于洪涛
爹娘终于被我请到了城里。
13年前,我还在横隔万水千山的云南,当年的象牙塔、南下列车和绿军装还历历在目。直到2009年,我在云南昆明已生活了近15年,军旅生活13年,打拼近2年。文字伴着我成长,部队教会我坚强,时光最终让我成了真正的男子汉。
我用一千次的呼喊和数万次的丈量,最终等来了故乡记忆中的影像。2009年,在父母的苦口婆心和以命相逼下,作为家中长子的我,告别了生活近15年的城市——昆明,一家三口回到了我的家乡西平县城。
安家,安置工作,一切都在按部就班。上班第一年,县电视台每月300元少得可怜的实习工资,穷得连自行车都买不起的现实摆在我面前,我曾经一度对自己的前途感到迷茫。
懊恼、悔恨,我感觉自己像从光明跌入黑夜,黯淡无光,没有一丝波澜。难忘记俺娘近30里雪路的艰难跋涉,近60岁的老人脚蹬三轮车从乡下给我送馍、送火炉、送煤球的场景至今历历在目,一直烙印在我心里。
13年来,从不适应到适应,从自行车到电动车再到汽车,从一穷二白到踏实稳定,我变得不再抱怨,而如今的父母也已是风烛残年。
记忆的线越扯越远,我再怎么努力,也牵不住这时光和流年,我的两鬓已经斑白,父母的苍老和沧桑更是可想而知。
在乡下生活久了,慢慢就在田园农家的浓郁气氛里安定了下来。每年海棠花开的季节,我必邀请父母来县城赏花逛景,以尽儿女孝心,可父母总婉言拒绝。对此,我颇有不解,直至今年。
家乡的海棠绵延城区20里,趁天气尚好,我开车把父母接到城里赏花观景、逛街游玩。那一刻,爹娘和我无比开心。
是啊,我在昆明那座四季开满鲜花的城市生活了近15年,爹娘未到访探之,原因不说自明——农活太多,持家为要,少一份花销,对儿子少些麻烦和打扰。每念及于此,我内心甚憾。
流年总不顾,对影已蹒跚。
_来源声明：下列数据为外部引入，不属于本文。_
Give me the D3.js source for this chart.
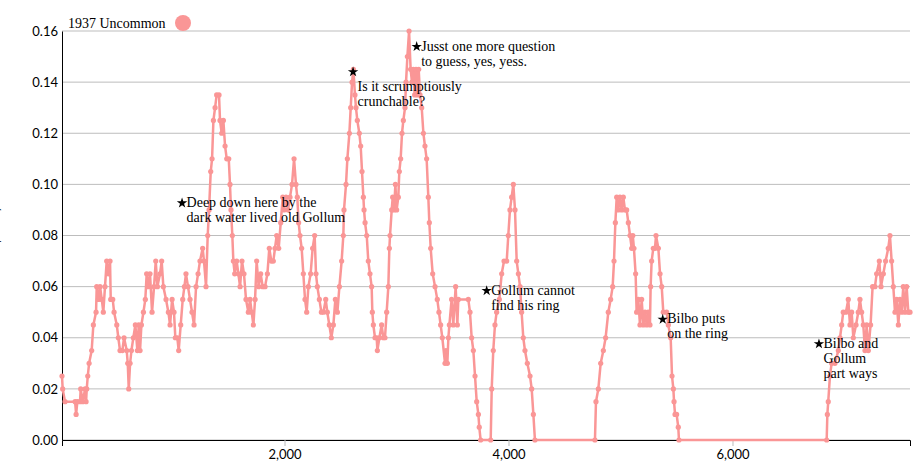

30年前,爹娘如同现在的我,正值壮年,目光炯炯、脚步铿锵。现如今,父母已七十有余,身体虽依旧健康,但毕竟岁月不饶人,父母逐渐摇摆的脚步和满头的白发成为我心里永远的痛。
时光总是无言,牵挂记在心头。接父母进城那一天,我充实而快乐。时隔30年,一对老人在儿媳妇的陪同下,去我的母校西平县高级中学为他们的孙子、我的儿子即将到来的高考加油打气,去嫘祖文化苑拜访人文之母嫘祖,去嫘祖海棠园赏花观景,去桩景园长廊小憩,去园区天寿阁登高远眺,去吃父母最喜欢的菜肴……伴着小侄、弟媳和妻子的搀扶,一张张欢快的照片,留下美好的记忆。
一天下来,怎么劝阻,父母也不留下来,执意要回去。开车送父母回去的路上,国道两边的绿柳婆娑摇曳,沿途一望无际的麦苗在雨后更增葱绿,显得生机无限。
这是一个时代,一个最美好的时代,在每年海棠花开的季节,我在西平等你来。每个愿望都是一个故事,这故事充满了人间最淳厚的情谊,而我也终于如愿。